On the 17th May, 1968, the petitioner forwarded two applications in Form No. 26 and in Form No. 25C in the Appendix to the Companies Act respectively to the respondent, Company Law Board, asking for its sanction to the proposal for payment of commission at 3 per cent. of the net profits as aforesaid and in the absence of or inadequacy of profits a minimum remuneration of Rs. 10,000 per annum to be shared by the directors in addition to the sitting fee of Rs. 100 per meeting with effect from 1st January, 1968. Along with the applications all the relevant documents were enclosed including a statement of the past history of the trading of the company, the improvements effected by the present directors and the fact of the absence of any managing agents, manager or whole-time director. It was also pointed out that of the four directors one was industrialist and a qualified chemical engineer, one a chartered accountant, one a solicitor and the fourth also an industrialist and an economics graduate. By its letter dated the 20th July, 1968, the Company Law Board informed the petitioner that it had carefully considered the said applications but having regard to all the facts and circumstances of the case the Board regretted its inability to approve the same and the applications were rejected. But the said letter went on to give, what appears to me, some gratuitous advice to the petitioner, viz., that if it chose to appoint a managing director or a whole-time director to look after its business, the Board would be favourably inclined to consider such appointment and the payment of some reasonable minimum remuneration to the proposed managing director or whole-time director.
(2.)It is to be mentioned that there is no dispute that at the time of the application for approval by the Board, the petitioner's total accumulated losses brought forward amounted to Rs. 11,41,362 and this fact together with the other liabilities were fully stated in the two applications.

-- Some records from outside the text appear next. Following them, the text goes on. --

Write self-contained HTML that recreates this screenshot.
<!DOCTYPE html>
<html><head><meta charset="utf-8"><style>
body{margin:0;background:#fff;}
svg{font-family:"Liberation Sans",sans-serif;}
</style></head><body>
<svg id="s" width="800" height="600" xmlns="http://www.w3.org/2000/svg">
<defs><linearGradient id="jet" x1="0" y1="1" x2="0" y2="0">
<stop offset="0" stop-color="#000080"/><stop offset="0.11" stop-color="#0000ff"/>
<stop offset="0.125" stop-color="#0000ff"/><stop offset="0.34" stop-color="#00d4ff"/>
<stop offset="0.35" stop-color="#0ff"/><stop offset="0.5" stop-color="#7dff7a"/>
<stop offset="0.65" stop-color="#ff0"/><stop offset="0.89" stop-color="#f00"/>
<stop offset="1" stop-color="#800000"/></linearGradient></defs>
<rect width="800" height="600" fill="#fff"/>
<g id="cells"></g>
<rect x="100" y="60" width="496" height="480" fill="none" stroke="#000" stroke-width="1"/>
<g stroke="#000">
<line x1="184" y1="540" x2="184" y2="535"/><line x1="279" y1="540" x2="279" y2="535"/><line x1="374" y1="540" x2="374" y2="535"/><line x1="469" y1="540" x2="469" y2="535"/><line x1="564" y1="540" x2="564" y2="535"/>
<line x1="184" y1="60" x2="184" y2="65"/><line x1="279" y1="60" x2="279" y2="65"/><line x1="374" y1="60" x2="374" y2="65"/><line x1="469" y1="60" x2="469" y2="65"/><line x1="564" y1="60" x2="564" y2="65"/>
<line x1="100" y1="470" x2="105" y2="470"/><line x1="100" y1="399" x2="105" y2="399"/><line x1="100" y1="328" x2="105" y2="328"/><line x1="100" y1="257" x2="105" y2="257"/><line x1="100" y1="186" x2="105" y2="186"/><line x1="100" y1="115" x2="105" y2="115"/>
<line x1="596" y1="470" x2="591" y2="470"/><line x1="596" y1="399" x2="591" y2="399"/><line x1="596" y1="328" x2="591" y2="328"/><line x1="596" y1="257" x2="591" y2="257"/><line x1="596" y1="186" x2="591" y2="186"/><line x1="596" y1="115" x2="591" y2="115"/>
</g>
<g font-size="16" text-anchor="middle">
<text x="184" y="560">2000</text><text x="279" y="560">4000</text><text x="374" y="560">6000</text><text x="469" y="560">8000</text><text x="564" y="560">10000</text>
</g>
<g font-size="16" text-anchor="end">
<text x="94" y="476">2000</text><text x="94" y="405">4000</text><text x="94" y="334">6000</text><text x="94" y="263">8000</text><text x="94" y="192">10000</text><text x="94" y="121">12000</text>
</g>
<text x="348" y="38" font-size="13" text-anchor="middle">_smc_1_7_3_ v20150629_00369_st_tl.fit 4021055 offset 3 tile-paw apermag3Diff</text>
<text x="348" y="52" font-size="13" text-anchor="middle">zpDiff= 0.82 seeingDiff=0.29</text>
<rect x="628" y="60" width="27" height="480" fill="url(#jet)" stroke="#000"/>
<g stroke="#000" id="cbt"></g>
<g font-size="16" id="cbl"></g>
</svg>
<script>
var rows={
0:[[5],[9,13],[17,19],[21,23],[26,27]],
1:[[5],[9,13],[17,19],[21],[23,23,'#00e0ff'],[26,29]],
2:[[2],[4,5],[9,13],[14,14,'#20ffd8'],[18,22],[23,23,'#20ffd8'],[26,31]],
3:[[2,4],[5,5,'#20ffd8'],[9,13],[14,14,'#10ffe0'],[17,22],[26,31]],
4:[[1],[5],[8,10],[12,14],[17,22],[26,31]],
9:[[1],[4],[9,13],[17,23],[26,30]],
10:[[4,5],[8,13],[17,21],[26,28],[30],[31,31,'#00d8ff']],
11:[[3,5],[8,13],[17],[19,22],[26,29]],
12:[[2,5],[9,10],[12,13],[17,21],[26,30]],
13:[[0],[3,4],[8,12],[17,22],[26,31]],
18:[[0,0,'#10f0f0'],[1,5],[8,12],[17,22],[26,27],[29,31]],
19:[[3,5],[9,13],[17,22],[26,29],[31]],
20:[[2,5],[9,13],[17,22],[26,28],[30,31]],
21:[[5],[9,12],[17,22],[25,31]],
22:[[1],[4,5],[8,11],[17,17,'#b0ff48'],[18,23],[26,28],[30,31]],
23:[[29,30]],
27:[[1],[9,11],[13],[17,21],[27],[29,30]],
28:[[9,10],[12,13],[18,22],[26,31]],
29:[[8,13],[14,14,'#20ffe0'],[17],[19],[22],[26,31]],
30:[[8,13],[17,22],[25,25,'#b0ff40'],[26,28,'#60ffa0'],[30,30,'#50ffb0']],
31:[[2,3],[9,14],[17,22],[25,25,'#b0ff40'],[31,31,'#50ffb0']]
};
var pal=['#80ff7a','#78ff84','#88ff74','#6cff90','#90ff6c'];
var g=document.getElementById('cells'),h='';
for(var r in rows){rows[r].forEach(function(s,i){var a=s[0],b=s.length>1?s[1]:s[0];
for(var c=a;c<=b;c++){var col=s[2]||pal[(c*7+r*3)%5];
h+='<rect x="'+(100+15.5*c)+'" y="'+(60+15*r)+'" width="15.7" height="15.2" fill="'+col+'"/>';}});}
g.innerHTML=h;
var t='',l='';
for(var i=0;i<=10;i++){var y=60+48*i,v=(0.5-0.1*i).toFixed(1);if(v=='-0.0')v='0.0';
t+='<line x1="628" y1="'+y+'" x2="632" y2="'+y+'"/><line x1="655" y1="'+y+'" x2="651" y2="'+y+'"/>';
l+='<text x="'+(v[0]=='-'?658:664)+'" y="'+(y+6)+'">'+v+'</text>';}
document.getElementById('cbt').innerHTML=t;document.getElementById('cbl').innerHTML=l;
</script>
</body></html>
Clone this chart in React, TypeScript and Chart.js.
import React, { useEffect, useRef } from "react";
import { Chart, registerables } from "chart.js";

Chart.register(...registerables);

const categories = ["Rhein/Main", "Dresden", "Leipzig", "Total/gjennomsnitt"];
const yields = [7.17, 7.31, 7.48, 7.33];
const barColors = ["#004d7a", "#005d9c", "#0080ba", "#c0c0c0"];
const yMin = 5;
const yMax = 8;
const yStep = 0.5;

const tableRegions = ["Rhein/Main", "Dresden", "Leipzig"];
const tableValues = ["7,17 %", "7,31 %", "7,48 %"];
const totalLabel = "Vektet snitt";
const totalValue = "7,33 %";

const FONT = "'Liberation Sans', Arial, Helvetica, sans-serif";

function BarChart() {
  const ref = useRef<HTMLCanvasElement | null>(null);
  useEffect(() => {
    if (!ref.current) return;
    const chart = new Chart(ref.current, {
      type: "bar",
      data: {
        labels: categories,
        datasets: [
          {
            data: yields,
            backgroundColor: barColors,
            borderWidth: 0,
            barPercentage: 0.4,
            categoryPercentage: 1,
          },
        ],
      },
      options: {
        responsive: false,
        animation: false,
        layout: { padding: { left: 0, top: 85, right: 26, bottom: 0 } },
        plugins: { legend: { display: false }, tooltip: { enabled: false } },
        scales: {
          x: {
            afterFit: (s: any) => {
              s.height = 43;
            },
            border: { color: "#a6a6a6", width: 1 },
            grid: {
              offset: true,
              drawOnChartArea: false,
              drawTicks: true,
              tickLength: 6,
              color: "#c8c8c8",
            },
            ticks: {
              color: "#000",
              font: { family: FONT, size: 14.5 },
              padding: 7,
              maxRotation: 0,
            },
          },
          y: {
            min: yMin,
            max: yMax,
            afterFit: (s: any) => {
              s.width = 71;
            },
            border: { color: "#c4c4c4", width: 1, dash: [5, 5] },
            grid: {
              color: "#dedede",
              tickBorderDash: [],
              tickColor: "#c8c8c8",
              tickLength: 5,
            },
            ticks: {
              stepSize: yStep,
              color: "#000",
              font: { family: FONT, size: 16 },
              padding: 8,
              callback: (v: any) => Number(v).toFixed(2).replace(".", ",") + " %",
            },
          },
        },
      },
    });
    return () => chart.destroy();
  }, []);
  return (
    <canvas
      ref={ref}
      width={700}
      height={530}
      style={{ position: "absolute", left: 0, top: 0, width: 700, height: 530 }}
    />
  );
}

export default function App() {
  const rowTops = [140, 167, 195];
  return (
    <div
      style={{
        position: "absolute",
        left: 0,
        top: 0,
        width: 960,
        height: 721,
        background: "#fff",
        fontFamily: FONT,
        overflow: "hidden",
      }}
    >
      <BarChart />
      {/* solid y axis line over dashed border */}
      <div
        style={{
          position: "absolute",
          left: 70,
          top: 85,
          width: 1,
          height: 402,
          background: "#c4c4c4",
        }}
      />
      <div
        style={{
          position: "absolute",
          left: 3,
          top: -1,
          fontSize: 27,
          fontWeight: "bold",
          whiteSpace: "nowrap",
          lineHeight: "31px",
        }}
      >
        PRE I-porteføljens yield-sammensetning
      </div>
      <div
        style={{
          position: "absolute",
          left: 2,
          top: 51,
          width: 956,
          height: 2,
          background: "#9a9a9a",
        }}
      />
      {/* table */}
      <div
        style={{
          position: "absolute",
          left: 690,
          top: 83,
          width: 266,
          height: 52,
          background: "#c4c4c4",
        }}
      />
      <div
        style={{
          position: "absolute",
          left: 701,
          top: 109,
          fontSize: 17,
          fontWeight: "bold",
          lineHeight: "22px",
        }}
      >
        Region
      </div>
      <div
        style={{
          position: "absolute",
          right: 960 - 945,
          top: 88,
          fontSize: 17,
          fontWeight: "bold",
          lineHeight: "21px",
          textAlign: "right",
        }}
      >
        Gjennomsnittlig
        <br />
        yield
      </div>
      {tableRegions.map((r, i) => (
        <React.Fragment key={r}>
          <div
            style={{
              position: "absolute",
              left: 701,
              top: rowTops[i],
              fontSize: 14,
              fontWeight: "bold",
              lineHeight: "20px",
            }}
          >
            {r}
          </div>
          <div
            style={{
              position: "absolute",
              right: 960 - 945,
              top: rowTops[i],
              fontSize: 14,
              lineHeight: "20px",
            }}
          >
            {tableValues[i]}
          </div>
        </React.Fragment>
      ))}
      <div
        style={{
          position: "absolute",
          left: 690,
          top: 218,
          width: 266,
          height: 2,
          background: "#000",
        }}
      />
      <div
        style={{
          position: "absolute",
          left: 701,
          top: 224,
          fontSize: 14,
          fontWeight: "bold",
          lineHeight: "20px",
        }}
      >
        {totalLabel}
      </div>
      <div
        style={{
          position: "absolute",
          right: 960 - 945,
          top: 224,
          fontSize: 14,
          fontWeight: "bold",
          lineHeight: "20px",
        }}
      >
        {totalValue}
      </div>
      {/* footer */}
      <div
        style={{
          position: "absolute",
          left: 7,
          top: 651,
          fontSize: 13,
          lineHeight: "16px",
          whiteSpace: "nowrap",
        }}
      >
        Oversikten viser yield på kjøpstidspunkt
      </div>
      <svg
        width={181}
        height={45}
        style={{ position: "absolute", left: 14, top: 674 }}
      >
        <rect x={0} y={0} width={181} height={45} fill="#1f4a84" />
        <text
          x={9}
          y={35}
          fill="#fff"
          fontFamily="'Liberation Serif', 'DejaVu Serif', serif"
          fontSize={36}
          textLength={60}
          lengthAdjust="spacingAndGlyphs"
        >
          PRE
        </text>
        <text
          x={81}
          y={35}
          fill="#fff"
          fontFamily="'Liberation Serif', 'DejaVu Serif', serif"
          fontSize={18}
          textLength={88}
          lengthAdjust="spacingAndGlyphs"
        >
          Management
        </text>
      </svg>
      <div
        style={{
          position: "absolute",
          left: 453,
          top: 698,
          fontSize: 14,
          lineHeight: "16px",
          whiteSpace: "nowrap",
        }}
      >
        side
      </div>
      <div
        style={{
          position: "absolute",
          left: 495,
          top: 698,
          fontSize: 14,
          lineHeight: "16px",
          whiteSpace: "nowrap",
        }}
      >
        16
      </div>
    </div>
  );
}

(3.)This rule was issued on the 18th July, 1969, calling on the respondents, the Company Law Board, the Union of India and the Registrar, Joint Stock Companies, West Bengal, to show cause why appropriate writs and/or directions should not issue for quashing the decision contained in the aforesaid letter dated the 20th July, 1968, and for directing the respondents not to give effect to the said decision and further to show cause why the respondents should not be directed to approve the aforesaid applications by the petitioner.